Sur le plan diplomatique et stratégique, la présence active d’un acteur français traduit une double logique. Pour Paris, il s’agit d’affirmer une présence constructive et d’accompagner des processus de développement favorables à la stabilité régionale — stabilité qui a des retombées directes sur la sécurité, les migrations et les routes commerciales. Pour Rabat, c’est une opportunité de diversification des partenariats financiers et techniques, mais aussi une mise en visibilité internationale d’un programme lancé en 2015 sous le haut patronage royal, dont les résultats doivent désormais être démontrés sur le terrain.
 
Pour que cet intérêt se convertisse en progrès tangible, quelques priorités s’imposent : d’abord, piloter les projets selon des critères de durabilité environnementale et d’optimisation de l’usage de l’eau ; ensuite, privilégier les investissements créateurs d’emplois locaux et de montée en compétences — transfert technologique et formation professionnelle doivent accompagner l’entrée des capitaux ; enfin, instaurer des mécanismes de gouvernance qui associent clairement les collectivités locales, la société civile et les opérateurs économiques.
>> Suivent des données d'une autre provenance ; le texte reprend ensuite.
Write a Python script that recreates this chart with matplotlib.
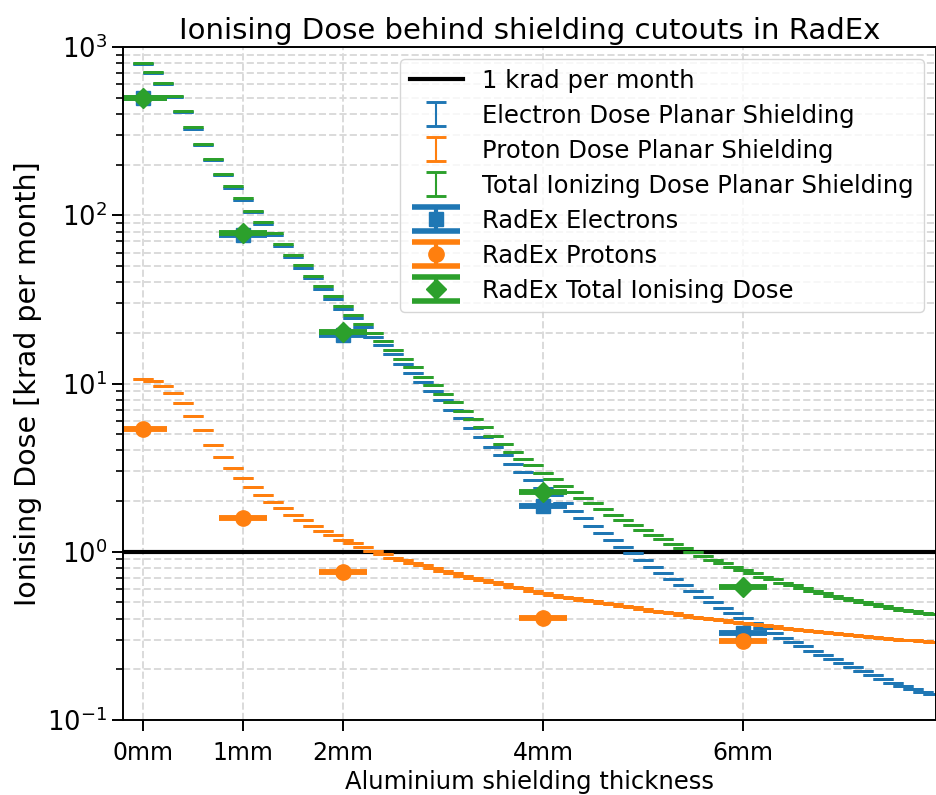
import numpy as np
import matplotlib
matplotlib.use("Agg")
import matplotlib.pyplot as plt

plt.rcParams['font.family'] = ['DejaVu Sans']

# Aluminium thickness grid for the planar-shielding model [mm]
thickness = np.round(np.arange(0.0, 8.0, 0.1), 1)

# Planar shielding dose per month [krad]
electron_dose = [
    789, 703, 604, 502, 409, 327, 261, 213, 173, 146,
    123, 104, 88.6, 76.1, 65.7, 56.3, 48.9, 42.1, 36.6, 31.9,
    27.8, 24.4, 21.6, 19.0, 16.9, 14.9, 13.1, 11.6, 10.2, 9.0,
    7.95, 7.0, 6.2, 5.45, 4.8, 4.21, 3.74, 3.32, 2.98, 2.67,
    2.39, 2.17, 1.95, 1.75, 1.58, 1.43, 1.30, 1.18, 1.07, 0.984,
    0.894, 0.815, 0.750, 0.688, 0.634, 0.586, 0.540, 0.501, 0.465, 0.434,
    0.404, 0.377, 0.351, 0.327, 0.308, 0.291, 0.274, 0.256, 0.242, 0.229,
    0.217, 0.206, 0.195, 0.185, 0.176, 0.167, 0.160, 0.153, 0.147, 0.142,
]
proton_dose = [
    10.6, 10.3, 9.7, 8.78, 7.63, 6.44, 5.27, 4.33, 3.64, 3.16,
    2.76, 2.44, 2.18, 1.98, 1.82, 1.66, 1.54, 1.43, 1.33, 1.25,
    1.18, 1.12, 1.06, 1.01, 0.966, 0.922, 0.893, 0.86, 0.83, 0.80,
    0.77, 0.745, 0.72, 0.70, 0.68, 0.66, 0.64, 0.62, 0.605, 0.585,
    0.565, 0.553, 0.540, 0.528, 0.517, 0.507, 0.497, 0.487, 0.477, 0.467,
    0.455, 0.447, 0.438, 0.430, 0.421, 0.412, 0.405, 0.398, 0.391, 0.384,
    0.378, 0.372, 0.366, 0.360, 0.354, 0.348, 0.343, 0.338, 0.333, 0.328,
    0.323, 0.319, 0.315, 0.311, 0.307, 0.303, 0.300, 0.297, 0.294, 0.290,
]
total_dose = [
    800, 713, 614, 511, 417, 333, 266, 217, 177, 149,
    126, 106, 90.8, 78.1, 67.5, 58.0, 50.4, 43.5, 37.9, 33.1,
    29.0, 25.5, 22.6, 20.0, 17.9, 15.8, 14.0, 12.5, 11.0, 9.8,
    8.7, 7.75, 6.9, 6.15, 5.5, 4.87, 4.37, 3.92, 3.57, 3.26,
    2.95, 2.70, 2.47, 2.28, 2.10, 1.94, 1.79, 1.66, 1.54, 1.44,
    1.34, 1.25, 1.19, 1.11, 1.05, 0.995, 0.944, 0.894, 0.853, 0.814,
    0.778, 0.744, 0.711, 0.686, 0.655, 0.632, 0.607, 0.587, 0.566, 0.548,
    0.531, 0.516, 0.503, 0.489, 0.478, 0.465, 0.453, 0.443, 0.434, 0.426,
]

# RadEx shielding cutouts
radex_thickness = [0, 1, 2, 4, 6]
radex_electrons = [495, 76.5, 19.5, 1.88, 0.33]
radex_protons = [5.36, 1.58, 0.76, 0.405, 0.295]
radex_total = [500, 78.1, 20.3, 2.27, 0.62]

tick_positions = [0, 1, 2, 4, 6]
tick_labels = ['0mm', '1mm', '2mm', '4mm', '6mm']

W, H = 937, 795
fig = plt.figure(figsize=(W / 100, H / 100), dpi=100)
ax = fig.add_axes([123 / W, 1 - 720 / H, (936 - 123) / W, (720 - 47) / H])

ax.axhline(1.0, color='black', lw=3, label='1 krad per month')

planar = [
    (electron_dose, 'C0', 'Electron Dose Planar Shielding'),
    (proton_dose, 'C1', 'Proton Dose Planar Shielding'),
    (total_dose, 'C2', 'Total Ionizing Dose Planar Shielding'),
]
for values, color, label in planar:
    ax.errorbar(thickness, values, yerr=np.zeros(len(values)), fmt='none',
                ecolor=color, elinewidth=1.5, capsize=7.2, capthick=2.1,
                label=label)

radex = [
    (radex_electrons, 'C0', 's', 10, 'RadEx Electrons'),
    (radex_protons, 'C1', 'o', 11, 'RadEx Protons'),
    (radex_total, 'C2', 'D', 10, 'RadEx Total Ionising Dose'),
]
for values, color, marker, ms, label in radex:
    ax.errorbar(radex_thickness, values, yerr=np.zeros(len(values)),
                fmt=marker, color=color, ms=ms, elinewidth=3,
                capsize=17.3, capthick=4, label=label)

ax.set_yscale('log')
ax.set_ylim(0.1, 1000)
ax.set_xlim(-0.2, 7.93)
ax.set_xticks(tick_positions, labels=tick_labels)

ax.grid(True, which='both', ls='--', color='0.86', lw=1.4)
ax.set_axisbelow(True)
for s in ax.spines.values():
    s.set_linewidth(1.4)
ax.tick_params(which='major', length=8, width=1.4)
ax.tick_params(which='minor', length=5, width=1.2)
ax.tick_params(axis='x', labelsize=17, pad=7)
ax.tick_params(axis='y', labelsize=18.5)

ax.set_title('Ionising Dose behind shielding cutouts in RadEx', fontsize=21)
ax.set_xlabel('Aluminium shielding thickness', fontsize=17.5)
ax.set_ylabel('Ionising Dose [krad per month]', fontsize=20.5)

ax.legend(loc='upper right', fontsize=17.5, labelspacing=0.45,
          handlelength=2.2)

fig.savefig('out.png', dpi=100)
Sans cela, les infrastructures resteront des symboles, et non des vecteurs de développement durable et partagé.
 
En définitive, la rencontre entre Baraka et la nouvelle directrice de l’AFD n’est pas seulement un signe de bonnes manières diplomatiques : c’est une fenêtre d’opportunité qui exige vision et prudence. La coopération internationale qui réussit n’est pas celle qui impose des modèles, mais celle qui renforce des capacités locales, protège les ressources et construit des ponts économiques durables. Si la France veut réellement jouer un rôle utile dans les provinces du Sud, elle doit lier son aide à des objectifs clairs de durabilité, de gouvernance et d’inclusion — et le Maroc, de son côté, doit transformer le capital diplomatique en projets qui profitent d’abord aux habitants de ces régions. Voilà l’enjeu majeur : que la diplomatie se traduise en bénéfices concrets, visibles et pérennes.